The board's opinion very specifically points out why the claimed combination is unpatentable over the prior art, Neilsen being the principal reference. Neilsen's back plate was said to be "thicker than said front plate" since the rubber ply adhered thereto forms a thicker composite plate. Moreover, relative thickness was not considered critical because the desired rigidity depends, in addition to relative thickness, on the type of material used and the abrading operation which is to be performed. As to the other limitations of claims 1, 2, 5 and 10, the board said:


"We agree with the examiner that it would be obvious to provide Neilsen's disk with a depressed central portion for receiving the means for securing the disk to the spindle of a drill or other rotary tool, in view of the teachings of Lambert or Pullen; and we see no reason why the construction of the Neilsen disk should be considered as presenting any difficulties in making such a modification. * * *


"We further agree with the examiner that welding the edges of the plates of Neilsen to form a unitary disk would involve no more than the use in an obvious manner, of a well known form of securing means, with only such results as would naturally be expected therefrom."


Use of staples as abrading elements was considered an obvious expedient in view of the teachings of Desmur, the board saying as to radial displacement: "* * * in the case of flat staples, we consider the arrangement of the staples, so as to dispose the prongs in such a manner as to best resist the bending forces encountered during normal abrading operations, to involve no more than the application in an obvious manner of well known engineering principles."


Finally, the frusto-conical contour was said to result from the "age-old expedient" of shaping abrading tools to conform with the surfaces to be worked on.


Applicant contends that in the claimed combination each of the modifications is patentable over Neilsen and in his brief says:


"* * * that it is not obvious to depress the central portion of the disk and further that it is not obvious to weld the edges of the plates in one of the references to form a unitary disk. That there is patentable merit in the recitation of the relative thickness of the plates. That there is invention in substituting staples for tacks. That there is patentable significance in the frusto-conical arrangement of the abrading points over the curved arrangement of one of the references."


We agree with the board that applicant's invention, as defined in the claims, is unpatentable over the prior art. No merit is seen in the above-quoted contentions.


As to the limitation to "said plates being welded together," appellant says that Neilsen contains no teaching of welding in any manner and furthermore, because of the interposed rubber ply, it would be impossible to "weld the plates of Neilsen together at random throughout their entire area to make a unitary structure." This argument ignores the broad language of the claims, and we are of the opinion that to one having ordinary skill in the art it would be obvious to weld Neilsen's plates together at their peripheral edges even if the cushion ply is present, instead of crimping or clamping them, welding being a common expedient in this art. The claims require nothing more in this respect.

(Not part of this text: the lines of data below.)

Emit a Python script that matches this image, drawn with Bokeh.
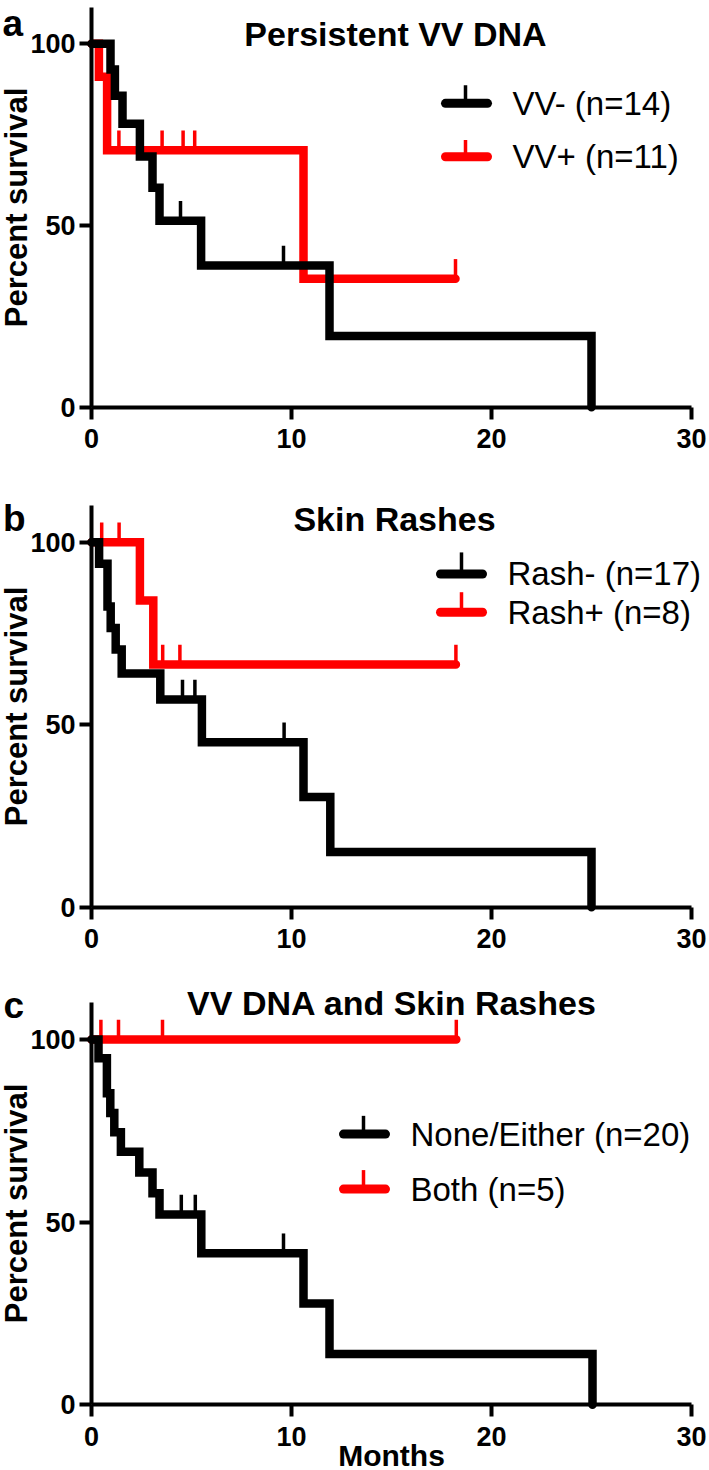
from bokeh.plotting import figure
from bokeh.models import Range1d, Label
from bokeh.layouts import column
from bokeh.embed import file_html
from bokeh.resources import INLINE

# ---------------- data ----------------
x_ticks = [0, 10, 20, 30]
y_ticks = [0, 50, 100]

a_letter = "a"
a_title = "Persistent VV DNA"
a_black_name = "VV- (n=14)"
a_black_t = [0, 0.95, 1.17, 1.55, 2.42, 3.05, 3.40, 5.48, 11.9, 25.0]
a_black_s = [100, 92.9, 85.7, 78.0, 69.0, 60.4, 51.3, 39.0, 19.6, 0]
a_black_cens = [4.45, 9.6]
a_red_name = "VV+ (n=11)"
a_red_t = [0, 0.37, 0.78, 10.6, 18.2]
a_red_s = [100, 90.9, 70.7, 35.35, 35.35]
a_red_cens = [1.37, 3.53, 4.58, 5.16, 18.2]

b_letter = "b"
b_title = "Skin Rashes"
b_black_name = "Rash- (n=17)"
b_black_t = [0, 0.38, 0.80, 0.96, 1.21, 1.51, 3.44, 5.52, 10.6, 11.94, 25.0]
b_black_s = [100, 94.1, 82.4, 76.5, 70.6, 64.0, 56.9, 45.2, 30.2, 15.1, 0]
b_black_cens = [4.55, 5.17, 9.63]
b_red_name = "Rash+ (n=8)"
b_red_t = [0, 2.42, 3.09, 18.22]
b_red_s = [100, 84.0, 66.5, 66.5]
b_red_cens = [0.51, 1.38, 3.56, 4.42, 18.22]

c_letter = "c"
c_title = "VV DNA and Skin Rashes"
c_black_name = "None/Either (n=20)"
c_black_t = [0, 0.35, 0.77, 0.94, 1.14, 1.47, 2.39, 3.05, 3.40, 5.49, 10.6, 11.9, 25.05]
c_black_s = [100, 94.9, 85.3, 79.9, 74.6, 69.3, 63.6, 57.9, 52.1, 41.5, 27.7, 13.9, 0]
c_black_cens = [4.49, 5.19, 9.6]
c_red_name = "Both (n=5)"
c_red_t = [0, 18.24]
c_red_s = [100, 100]
c_red_cens = [0.47, 1.35, 3.55, 18.24]

x_label = "Months"
y_label = "Percent survival"

# ---------------- style ----------------
FONT = "Liberation Sans"
BLACK = "#000000"
RED = "#ff0000"
TICK_LEN = 5.4
LINE_W = 8.5


def level_at(ts, ss, tc):
    lv = ss[0]
    for t, s in zip(ts, ss):
        if t <= tc:
            lv = s
    return lv


def make_panel(height, y_lo, y_hi, letter, letter_pos, title, title_pos,
               series, legend, xlabel=None):
    p = figure(width=709, height=height,
               x_range=Range1d(-4.55, 30.9), y_range=Range1d(y_lo, y_hi),
               output_backend="svg", toolbar_location=None, min_border=0)
    p.outline_line_color = None
    p.grid.visible = False
    p.background_fill_color = "white"
    p.border_fill_color = "white"

    for ax in (p.xaxis[0], p.yaxis[0]):
        ax.fixed_location = 0
        ax.axis_line_width = 4
        ax.axis_line_color = BLACK
        ax.major_tick_line_width = 4
        ax.major_tick_line_color = BLACK
        ax.major_tick_in = 0
        ax.major_tick_out = 12
        ax.minor_tick_line_color = None
        ax.major_label_text_font = FONT
        ax.major_label_text_font_style = "bold"
        ax.major_label_text_font_size = "27px"
        ax.major_label_text_color = BLACK
        ax.axis_label_text_font = FONT
        ax.axis_label_text_font_style = "bold"
        ax.axis_label_text_color = BLACK

    p.xaxis.ticker = x_ticks
    p.yaxis.ticker = y_ticks
    p.xaxis.bounds = (0, 30)
    p.yaxis.bounds = (0, 110)
    p.xaxis.major_label_standoff = 10
    p.yaxis.major_label_standoff = 4
    p.yaxis.axis_label = y_label
    p.yaxis.axis_label_text_font_size = "31px"
    p.yaxis.axis_label_standoff = -7
    if xlabel:
        p.xaxis.axis_label = xlabel
        p.xaxis.axis_label_text_font_size = "30px"
        p.xaxis.axis_label_standoff = -10

    # survival curves (red first, black on top)
    for ts, ss, cens, color in series:
        p.step(x=ts, y=ss, mode="after", line_width=LINE_W, line_color=color,
               line_join="miter", line_cap="round")
        lv = [level_at(ts, ss, c) for c in cens]
        p.segment(x0=cens, y0=lv, x1=cens, y1=[v + TICK_LEN for v in lv],
                  line_width=3.5, line_color=color)

    # legend
    (lx0, lx1, tx, txt_x, entries) = legend
    for name, ly, ttop, color in entries:
        p.segment(x0=[lx0], y0=[ly], x1=[lx1], y1=[ly], line_width=9,
                  line_color=color, line_cap="round")
        p.segment(x0=[tx], y0=[ly], x1=[tx], y1=[ttop], line_width=3.5,
                  line_color=color)
        p.add_layout(Label(x=txt_x, y=ly, text=name, text_font=FONT,
                           text_font_size="33px", text_color=BLACK,
                           text_align="left", text_baseline="middle"))

    p.add_layout(Label(x=title_pos[0], y=title_pos[1], text=title,
                       text_font=FONT, text_font_style="bold",
                       text_font_size="34px", text_color=BLACK,
                       text_align="center", text_baseline="middle"))
    p.add_layout(Label(x=letter_pos[0], y=letter_pos[1], text=letter,
                       text_font=FONT, text_font_style="bold",
                       text_font_size="37px", text_color=BLACK,
                       text_align="left", text_baseline="alphabetic"))
    return p


pa = make_panel(488, -22.37, 111.9, a_letter, (-4.45, 105.6),
                a_title, (15.2, 102.6),
                [(a_red_t, a_red_s, a_red_cens, RED),
                 (a_black_t, a_black_s, a_black_cens, BLACK)],
                (17.7, 19.8, 18.7, 21.05,
                 [(a_black_name, 83.6, 88.6, BLACK),
                  (a_red_name, 68.9, 73.5, RED)]))

pb = make_panel(487, -18.71, 114.71, b_letter, (-4.42, 106.5),
                b_title, (15.15, 106.4),
                [(b_red_t, b_red_s, b_red_cens, RED),
                 (b_black_t, b_black_s, b_black_cens, BLACK)],
                (17.45, 19.55, 18.5, 20.8,
                 [(b_black_name, 91.3, 97.2, BLACK),
                  (b_red_name, 80.8, 86.3, RED)]))

pc = make_panel(495, -17.99, 117.52, c_letter, (-4.4, 109.3),
                c_title, (15.03, 110.1),
                [(c_red_t, c_red_s, c_red_cens, RED),
                 (c_black_t, c_black_s, c_black_cens, BLACK)],
                (12.6, 14.7, 13.6, 15.95,
                 [(c_black_name, 74.1, 79.1, BLACK),
                  (c_red_name, 59.05, 64.25, RED)]),
                xlabel=x_label)

layout = column(pa, pb, pc, spacing=0)
open("out.html", "w").write(file_html(layout, INLINE))
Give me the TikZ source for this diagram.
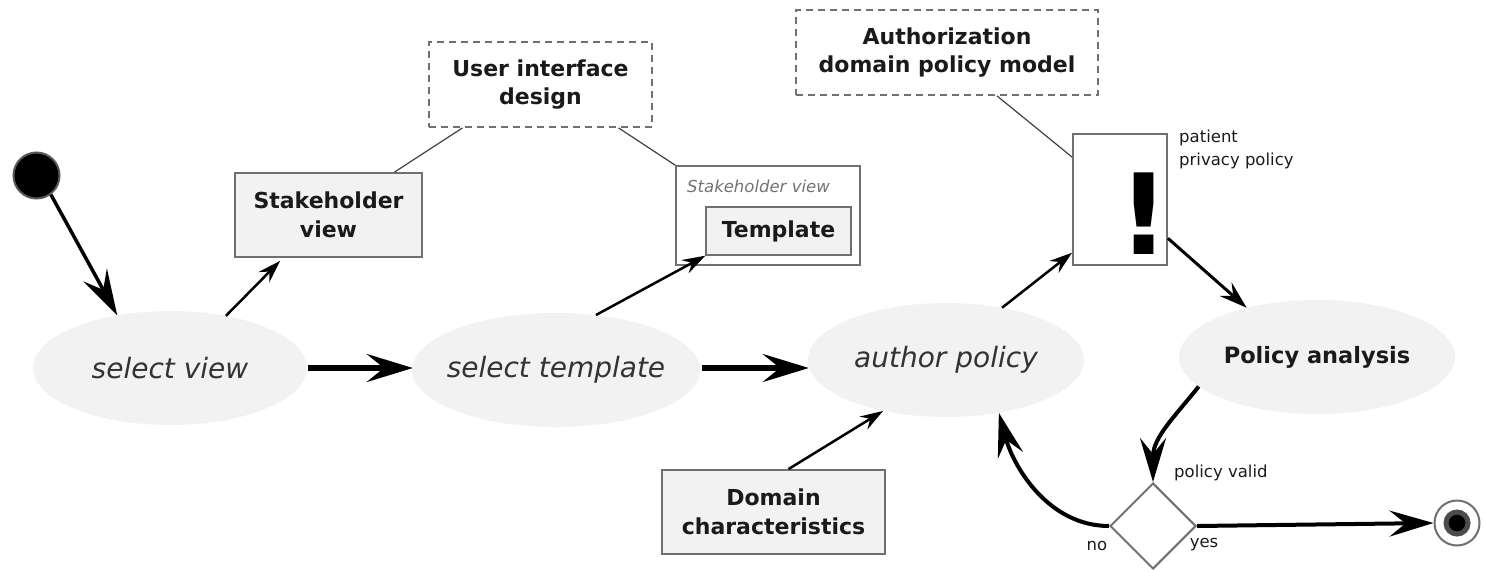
\documentclass[tikz,border=0pt]{standalone}
\usepackage{fontspec}
\setmainfont{DejaVu Sans}
\usetikzlibrary{shapes.geometric,arrows.meta,calc}
\definecolor{elfill}{HTML}{F2F2F2}
\definecolor{bord}{HTML}{707070}
\definecolor{txt}{HTML}{1A1A1A}
\definecolor{itx}{HTML}{333333}
\begin{document}
\begin{tikzpicture}[x=1pt,y=-1pt,
  act/.style={ellipse,fill=elfill,inner sep=0pt,text=itx},
  actit/.style={act,font=\fontsize{28}{32}\selectfont\itshape},
  actbf/.style={act,font=\fontsize{22.5}{28}\selectfont\bfseries,text=txt},
  art/.style={rectangle,fill=elfill,draw=bord,line width=1.8pt,inner sep=0pt,align=center,font=\fontsize{22}{28.5}\selectfont\bfseries,text=txt},
  notebox/.style={rectangle,draw=bord,dash pattern=on 7pt off 5pt,line width=1.8pt,inner sep=0pt,align=center,font=\fontsize{22}{28.5}\selectfont\bfseries,text=txt},
  smalltxt/.style={inner sep=0pt,font=\fontsize{16.5}{23}\selectfont,text=txt},
  bigflow/.style={line width=5.5pt,-{Stealth[length=46pt,width=28pt,inset=17pt]}},
  medflow/.style={line width=4pt,-{Stealth[length=44pt,width=26pt,inset=16pt]}},
  startflow/.style={line width=3.5pt,-{Stealth[length=46pt,width=27pt,inset=17pt]}},
  midflow/.style={line width=3pt,-{Stealth[length=28pt,width=18pt,inset=10pt]}},
  thinflow/.style={line width=2.5pt,-{Stealth[length=23pt,width=15pt,inset=8pt]}},
  noteline/.style={draw=black!75,line width=1.2pt}
]
\useasboundingbox (0,0) rectangle (1485,570);

% initial and final states
\node[circle,fill=black,draw=black!65,line width=2pt,minimum size=46pt,inner sep=0pt] (init) at (36.5,175.5) {};
\node[circle,fill=white,draw=bord,line width=2pt,minimum size=45pt,inner sep=0pt] (fin) at (1457,523) {};
\node[circle,fill=black,draw=black!70,line width=5pt,minimum size=22pt,inner sep=0pt] (finc) at (1457,523) {};

% activities
\node[actit,minimum width=274pt,minimum height=114pt] (sv) at (170,368) {\makebox[0pt]{select view}};
\node[actit,minimum width=288pt,minimum height=114pt] (st) at (556,370) {\makebox[0pt]{select template}};
\node[actit,minimum width=276pt,minimum height=114pt] (ap) at (946,360) {\makebox[0pt]{author policy}};
\node[actbf,minimum width=276pt,minimum height=114pt] (pa) at (1317,357) {\makebox[0pt]{Policy analysis}};

% artifacts
\node[art,minimum width=187pt,minimum height=84pt] (shv) at (328.5,215) {Stakeholder\\view};
\node[rectangle,draw=bord,fill=white,line width=1.8pt,minimum width=184pt,minimum height=99pt,inner sep=0pt] (cont) at (768,215.5) {};
\node[inner sep=0pt,anchor=west,font=\fontsize{16.5}{20}\selectfont\itshape,text=black!55] (contlab) at (687,186) {Stakeholder view};
\node[art,line width=1.4pt,minimum width=145pt,minimum height=48pt] (tpl) at (778.5,231) {Template};
\node[art,minimum width=223pt,minimum height=84pt] (dm) at (773.5,512) {Domain\\characteristics};

% notes
\node[notebox,minimum width=223pt,minimum height=85pt] (ui) at (540.5,84.5) {User interface\\design};
\node[notebox,minimum width=302pt,minimum height=85pt] (auth) at (947,52.5) {Authorization\\domain policy model};

% policy (exclamation box)
\node[rectangle,draw=bord,fill=white,line width=1.8pt,minimum width=94pt,minimum height=131pt,inner sep=0pt] (ex) at (1120,199.5) {};
\node[inner sep=0pt,font=\fontsize{112}{112}\selectfont\bfseries,text=black] (bang) at (1144,213.5) {!};
\node[smalltxt,anchor=north west,align=left] (pp) at (1179,130) {patient\\privacy policy};

% decision
\node[diamond,draw=bord,fill=white,line width=2pt,minimum width=86pt,minimum height=86pt,inner sep=0pt] (dia) at (1153,526) {};
\node[smalltxt,anchor=west] (pv) at (1174,473) {policy valid};
\node[smalltxt] (no) at (1097,546) {no};
\node[smalltxt] (yes) at (1204,545) {yes};

% note connectors
\draw[noteline] ($(ui.south)+(-78,0)$) -- ($(shv.north)+(66,0)$);
\draw[noteline] ($(ui.south)+(78,0)$) -- (cont.north west);
\draw[noteline] ($(auth.south)+(50,0)$) -- ($(ex.north west)+(0,24)$);

% flows
\draw[startflow] (init.-53) -- (sv.135);
\draw[bigflow] ($(sv.east)+(1,0)$) -- ($(sv.east -| st.west)+(1,0)$);
\draw[bigflow] ($(sv.east -| st.east)+(2,0)$) -- ($(sv.east -| ap.west)+(1,0)$);
\draw[thinflow] (sv.43) -- ($(shv.south west)+(46,3)$);
\draw[thinflow] (st.54) -- (tpl.south west);
\draw[thinflow] (ap.43) -- (ex.228);
\draw[thinflow] ($(dm.north)+(15,0)$) -- (ap.219);
\draw[midflow] (ex.321) -- (pa.145);
\draw[medflow] (pa.194) .. controls +(-22,28) and +(0,-45) .. (dia.north);
\draw[medflow] (dia.west) .. controls +(-60,0) and +(15,55) .. (ap.315);
\draw[medflow] (dia.east) -- (fin.west);
\end{tikzpicture}
\end{document}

The claims also recite "a first relatively flat thin [front] plate" and "a second relatively flat [back] plate thicker than said first plate." Claims 2 and 3 are more specific, reciting respectively "said second plate is substantially twice the thickness of said first plate" and "said first plate is approximately .015 of an inch thick and said second plate is approximately twice the thickness of said first plate." As previously pointed out, the thin front plate permits easy insertion of the tacks and allows the points to protrude a substantial length, while the back plate provides rigidity to the disk. Although the applicant in his brief says that Neilsen's tacks are inserted through the front plate, it is not apparent to us whether they are inserted through holes or, as in applicant's disk, merely driven through the plate. However, as pointed out by the board, the combinations in claims 1, 2, 5 and 10 are so broadly recited that the plates could be of different materials, either rigid or flexible and the tacks could be inserted through pre-formed holes in the front plate, as well as driven through it. Neilsen does show a composite back plate which is "thicker than said first plate" and the claims require nothing more. Furthermore, one having ordinary skill in the art would choose particular sheet metals having desired compositions and dimensions depending upon the work to be performed and the rigidity desired. Taking this view of the claimed combination, we agree with the board's conclusion that the specific relative dimensions in claims 2 and 5 are a matter of obvious choice.


Claim 8 is broader than claims 1, 2, 5 and 10 in many respects. It differentiates from Neilsen only in calling for the use of staples having radially positioned webs in place of Neilsen's tacks. The French patent to Desmur shows that staples are an old abrading means. Although the Desmur abrader is a drum type, the webs of the staples are positioned perpendicular to the direction of drum rotation, apparently the best position to resist bending and breaking of the points during normal abrading operations. To use staples in a disk abrader and to position them with their webs radially, places those webs perpendicular to the direction of disk rotation as in Desmur. This arrangement would, we feel, be obvious to one having ordinary skill in this art.


For the foregoing reasons the decision of the Board of Appeals is affirmed.





United States Senior District Judge for the Eastern District of Pennsylvania, designated to participatein place of Judge O'CONNELL, pursuant to provisions of Section 294(d), Title 28 U.S.C.